Propst came under further scrutiny when Hanceville High School complained to the Alabama High School Athletic Association that a former player of theirs, Tristan Purifoy, did not transfer properly to Hoover High and was therefore ineligible. On October 23, 2007, the AHSAA ruled that Purifoy was indeed ineligible, and that the Bucs would have to forfeit all games in which Purifoy played. The investigation resulted in the forfeiture of four games, including a 1–0 loss to crosstown rival Spain Park High School, the first loss to the Jaguars in the history of the teams' rivalry. Purifoy was reinstated by the AHSAA during the playoffs that same year. Despite the forfeits, the Bucs finished the regular season with a 4–5 record and qualified for the AHSAA 6A playoffs. However, in Propst's last game as Hoover's head coach, they lost in the third round to another crosstown rival, Vestavia Hills, 21–17, a game considered by many Alabama sportswriters to be the biggest rivalry in the state. His team finished the season with an on-field record of 10–2 (6–6 including the four forfeit losses).

===Resignation from Hoover High School===
At a special meeting of the Hoover Board of Education on October 30, 2007, Propst announced that he would resign, but would continue to coach the team as far as they progress in the 2007 playoffs. In a 30-minute address to the board and a large crowd inside the board chambers, Propst tearfully admitted to a relationship outside his marriage and a child as a result of that relationship, but no other wrongdoing. "I am remorseful for what I have done. I have failed you as a community. I have failed you as a board, and especially I have failed you (Superintendent) Andy (Craig)," Propst said. "I made mistakes. I could have done things differently, but I don't admit wrongdoing inside the walls of Hoover High School."

===Head-butting player===
In June 2016, the Georgia Professional Standards Commission announced that Propst would be suspended for the entire 2016 season after head-butting one of his players (and bloodying himself) during a December 4, 2015 playoff game. He appealed and was instead given a reprimand.

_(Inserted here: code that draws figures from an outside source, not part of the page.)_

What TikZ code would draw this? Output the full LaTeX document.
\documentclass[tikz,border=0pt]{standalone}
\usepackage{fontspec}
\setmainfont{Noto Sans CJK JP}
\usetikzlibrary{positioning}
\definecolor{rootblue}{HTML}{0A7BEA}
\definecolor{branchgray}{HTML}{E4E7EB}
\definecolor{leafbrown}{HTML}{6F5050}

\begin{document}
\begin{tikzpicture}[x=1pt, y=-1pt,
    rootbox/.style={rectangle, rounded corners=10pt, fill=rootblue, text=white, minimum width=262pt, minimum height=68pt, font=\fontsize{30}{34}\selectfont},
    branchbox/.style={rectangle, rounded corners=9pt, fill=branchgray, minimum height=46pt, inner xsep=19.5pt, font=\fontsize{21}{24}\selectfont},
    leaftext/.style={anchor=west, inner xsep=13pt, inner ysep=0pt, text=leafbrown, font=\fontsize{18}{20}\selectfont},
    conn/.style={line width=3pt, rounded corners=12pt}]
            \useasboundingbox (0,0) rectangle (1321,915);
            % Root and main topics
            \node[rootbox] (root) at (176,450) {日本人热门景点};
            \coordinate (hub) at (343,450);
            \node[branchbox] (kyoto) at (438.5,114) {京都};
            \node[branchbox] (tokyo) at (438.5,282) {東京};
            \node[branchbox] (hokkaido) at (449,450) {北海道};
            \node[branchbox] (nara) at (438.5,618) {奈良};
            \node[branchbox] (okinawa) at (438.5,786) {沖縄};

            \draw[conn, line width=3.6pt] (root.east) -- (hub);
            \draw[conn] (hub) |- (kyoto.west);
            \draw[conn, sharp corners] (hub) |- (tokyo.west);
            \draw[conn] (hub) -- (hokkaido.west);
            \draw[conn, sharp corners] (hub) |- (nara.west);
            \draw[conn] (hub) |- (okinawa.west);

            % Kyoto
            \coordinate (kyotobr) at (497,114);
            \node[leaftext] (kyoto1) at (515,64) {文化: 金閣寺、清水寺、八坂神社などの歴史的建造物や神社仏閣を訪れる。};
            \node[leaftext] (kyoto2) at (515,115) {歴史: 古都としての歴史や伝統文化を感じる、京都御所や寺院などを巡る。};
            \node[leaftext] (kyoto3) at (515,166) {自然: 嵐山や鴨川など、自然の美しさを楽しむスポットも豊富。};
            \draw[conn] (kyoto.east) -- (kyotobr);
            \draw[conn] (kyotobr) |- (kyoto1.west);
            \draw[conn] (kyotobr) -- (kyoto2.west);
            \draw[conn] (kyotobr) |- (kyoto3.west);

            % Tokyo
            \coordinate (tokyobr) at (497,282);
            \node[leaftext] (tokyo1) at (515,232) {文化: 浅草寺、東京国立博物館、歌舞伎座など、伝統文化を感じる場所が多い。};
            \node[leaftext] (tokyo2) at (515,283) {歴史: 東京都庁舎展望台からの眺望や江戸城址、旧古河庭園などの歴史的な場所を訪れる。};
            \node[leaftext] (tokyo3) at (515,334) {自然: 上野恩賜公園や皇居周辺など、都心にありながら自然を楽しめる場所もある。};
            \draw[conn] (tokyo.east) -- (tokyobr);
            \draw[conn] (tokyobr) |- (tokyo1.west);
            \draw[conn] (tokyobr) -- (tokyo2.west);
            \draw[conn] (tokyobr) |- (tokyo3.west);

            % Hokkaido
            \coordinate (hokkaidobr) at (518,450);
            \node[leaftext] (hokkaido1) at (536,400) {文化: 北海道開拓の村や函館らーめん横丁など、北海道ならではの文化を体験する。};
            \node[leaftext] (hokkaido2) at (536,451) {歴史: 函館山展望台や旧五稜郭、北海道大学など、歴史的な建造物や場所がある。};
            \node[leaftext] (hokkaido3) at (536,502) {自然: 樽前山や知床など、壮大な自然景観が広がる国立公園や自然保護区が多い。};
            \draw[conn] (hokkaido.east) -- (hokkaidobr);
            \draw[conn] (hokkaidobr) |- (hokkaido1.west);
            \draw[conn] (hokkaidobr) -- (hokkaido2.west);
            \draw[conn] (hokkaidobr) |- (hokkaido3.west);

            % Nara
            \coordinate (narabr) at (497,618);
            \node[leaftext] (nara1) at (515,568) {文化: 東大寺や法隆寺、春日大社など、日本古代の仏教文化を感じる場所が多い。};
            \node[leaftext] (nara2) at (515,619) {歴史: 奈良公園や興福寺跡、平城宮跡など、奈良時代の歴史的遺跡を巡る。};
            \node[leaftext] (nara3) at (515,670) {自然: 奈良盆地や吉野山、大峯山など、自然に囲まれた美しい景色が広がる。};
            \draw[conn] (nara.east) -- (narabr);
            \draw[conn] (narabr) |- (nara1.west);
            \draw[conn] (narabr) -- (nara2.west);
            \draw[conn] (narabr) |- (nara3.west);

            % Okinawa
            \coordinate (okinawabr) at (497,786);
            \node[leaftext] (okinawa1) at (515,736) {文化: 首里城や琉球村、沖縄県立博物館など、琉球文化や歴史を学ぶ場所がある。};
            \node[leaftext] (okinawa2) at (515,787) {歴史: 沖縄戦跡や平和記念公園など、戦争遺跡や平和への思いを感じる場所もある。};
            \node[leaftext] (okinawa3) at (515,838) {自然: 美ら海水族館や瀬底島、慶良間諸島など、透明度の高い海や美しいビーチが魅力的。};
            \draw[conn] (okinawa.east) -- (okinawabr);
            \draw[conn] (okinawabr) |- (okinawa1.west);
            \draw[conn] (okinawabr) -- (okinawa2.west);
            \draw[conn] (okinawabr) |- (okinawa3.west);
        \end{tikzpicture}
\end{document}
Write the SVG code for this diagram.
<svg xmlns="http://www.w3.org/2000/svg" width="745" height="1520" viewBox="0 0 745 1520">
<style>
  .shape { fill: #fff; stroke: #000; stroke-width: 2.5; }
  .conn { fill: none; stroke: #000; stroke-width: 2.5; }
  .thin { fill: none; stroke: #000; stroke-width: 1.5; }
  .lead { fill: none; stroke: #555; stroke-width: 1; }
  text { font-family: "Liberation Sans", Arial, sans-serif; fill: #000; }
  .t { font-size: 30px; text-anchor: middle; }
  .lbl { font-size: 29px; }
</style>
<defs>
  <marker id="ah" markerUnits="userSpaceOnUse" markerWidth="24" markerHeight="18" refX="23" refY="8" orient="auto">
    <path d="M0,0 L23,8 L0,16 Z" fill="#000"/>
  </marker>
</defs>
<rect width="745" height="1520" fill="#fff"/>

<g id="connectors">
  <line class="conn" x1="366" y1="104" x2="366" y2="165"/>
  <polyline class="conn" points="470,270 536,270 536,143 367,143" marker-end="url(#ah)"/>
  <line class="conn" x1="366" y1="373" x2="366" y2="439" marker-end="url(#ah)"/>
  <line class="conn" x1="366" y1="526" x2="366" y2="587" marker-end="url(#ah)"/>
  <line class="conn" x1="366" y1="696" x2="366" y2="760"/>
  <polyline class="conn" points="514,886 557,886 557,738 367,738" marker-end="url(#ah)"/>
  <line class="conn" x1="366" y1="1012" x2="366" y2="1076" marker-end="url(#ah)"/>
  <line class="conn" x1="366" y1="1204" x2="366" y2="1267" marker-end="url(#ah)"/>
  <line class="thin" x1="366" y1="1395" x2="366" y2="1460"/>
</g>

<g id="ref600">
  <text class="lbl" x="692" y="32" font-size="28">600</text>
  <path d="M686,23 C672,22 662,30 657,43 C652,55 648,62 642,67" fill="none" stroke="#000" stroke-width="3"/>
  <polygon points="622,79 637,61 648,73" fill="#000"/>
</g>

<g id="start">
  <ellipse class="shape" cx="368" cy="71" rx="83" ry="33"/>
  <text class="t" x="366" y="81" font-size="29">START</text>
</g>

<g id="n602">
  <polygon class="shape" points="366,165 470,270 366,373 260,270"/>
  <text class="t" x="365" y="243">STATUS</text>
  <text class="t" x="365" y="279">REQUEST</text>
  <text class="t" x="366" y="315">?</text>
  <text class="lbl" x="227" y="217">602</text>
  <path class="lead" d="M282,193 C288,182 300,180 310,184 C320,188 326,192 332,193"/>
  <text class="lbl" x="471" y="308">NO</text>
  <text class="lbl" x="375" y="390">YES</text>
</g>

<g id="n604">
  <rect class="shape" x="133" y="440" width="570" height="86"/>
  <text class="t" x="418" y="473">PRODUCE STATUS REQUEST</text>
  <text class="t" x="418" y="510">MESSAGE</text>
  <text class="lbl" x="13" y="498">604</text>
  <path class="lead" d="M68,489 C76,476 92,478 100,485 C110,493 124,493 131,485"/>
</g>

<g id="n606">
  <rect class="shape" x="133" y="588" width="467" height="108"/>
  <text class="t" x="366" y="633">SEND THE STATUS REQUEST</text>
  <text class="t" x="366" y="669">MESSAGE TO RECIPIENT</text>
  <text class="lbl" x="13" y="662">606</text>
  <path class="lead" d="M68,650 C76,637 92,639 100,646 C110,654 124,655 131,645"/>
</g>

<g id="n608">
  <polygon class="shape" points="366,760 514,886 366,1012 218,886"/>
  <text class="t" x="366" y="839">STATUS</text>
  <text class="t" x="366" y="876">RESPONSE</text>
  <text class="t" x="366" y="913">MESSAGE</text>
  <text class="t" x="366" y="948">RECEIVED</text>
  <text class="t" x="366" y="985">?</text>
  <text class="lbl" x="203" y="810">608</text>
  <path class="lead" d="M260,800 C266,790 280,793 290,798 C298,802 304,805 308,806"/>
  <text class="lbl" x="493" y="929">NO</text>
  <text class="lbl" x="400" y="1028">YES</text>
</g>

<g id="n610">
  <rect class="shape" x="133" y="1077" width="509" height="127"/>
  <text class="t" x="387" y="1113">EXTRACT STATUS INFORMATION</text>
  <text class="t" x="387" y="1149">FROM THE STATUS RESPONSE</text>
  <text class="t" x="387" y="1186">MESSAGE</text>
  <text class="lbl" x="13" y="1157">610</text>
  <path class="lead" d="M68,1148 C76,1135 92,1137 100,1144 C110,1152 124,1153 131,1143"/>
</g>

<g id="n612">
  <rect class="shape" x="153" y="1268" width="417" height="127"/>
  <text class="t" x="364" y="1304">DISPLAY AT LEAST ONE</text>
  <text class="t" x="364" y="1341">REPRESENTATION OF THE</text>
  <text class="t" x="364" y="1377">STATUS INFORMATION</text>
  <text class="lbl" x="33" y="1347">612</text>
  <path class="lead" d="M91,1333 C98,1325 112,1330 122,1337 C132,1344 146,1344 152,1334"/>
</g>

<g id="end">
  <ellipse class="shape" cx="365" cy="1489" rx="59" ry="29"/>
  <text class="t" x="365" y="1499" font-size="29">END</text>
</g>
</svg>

===Dismissal from Colquitt County High School and subsequent vindication ===
On March 14, 2019, Propst was relieved of his duties as the high school's head football coach in a unanimous vote by the Colquitt County Board of Education. His dismissal followed an investigation that determined he had violated the Code of Ethics for Educators for (1) legal compliance, (2) conduct with students, (3) honesty, and (4) public funds and property, including giving Aleve pills to students "on more than one occasion" and owing nearly $450,000 in delinquent federal and state taxes. The PSC investigation into Propst (case February 19, 1025) was settled with a 131-day suspension. In In March 2020, Rush Propst was cleared of all the accusations of wrongdoing advanced by the Colquitt County Superintendent Doug Howell and had his Georgia teaching certificate reinstated. Howell announced his resignation in the months ahead.

=== Sanctions imposed against Valdosta High School ===
On April 8, 2021, the Valdosta High School football team was sanctioned due to recruiting and undue influence committed by Propst and the Valdosta booster club. Five players were declared ineligible for the athletic year, along with $5,000 in fines. The Valdosta football team was also placed on probation for the 2021 football season, therefore preventing them from participating in any playoff games. Any games that the five players played in were forfeited.

=== Pell City High School ===
On April 24, 2024, the Pell City Board of Education called a special meeting to vote on terminating Propst's contract. However, no vote was taken as no member of the board seconded the motion.
On May 3, 2024, Rush Propst announced his resignation as Pell City's head football coach.

==Tennessee Two-A-Days==
During the 2019 football season, Propst co-hosted Tennessee Two-A-Days, a radio show on Fox Sports Knoxville.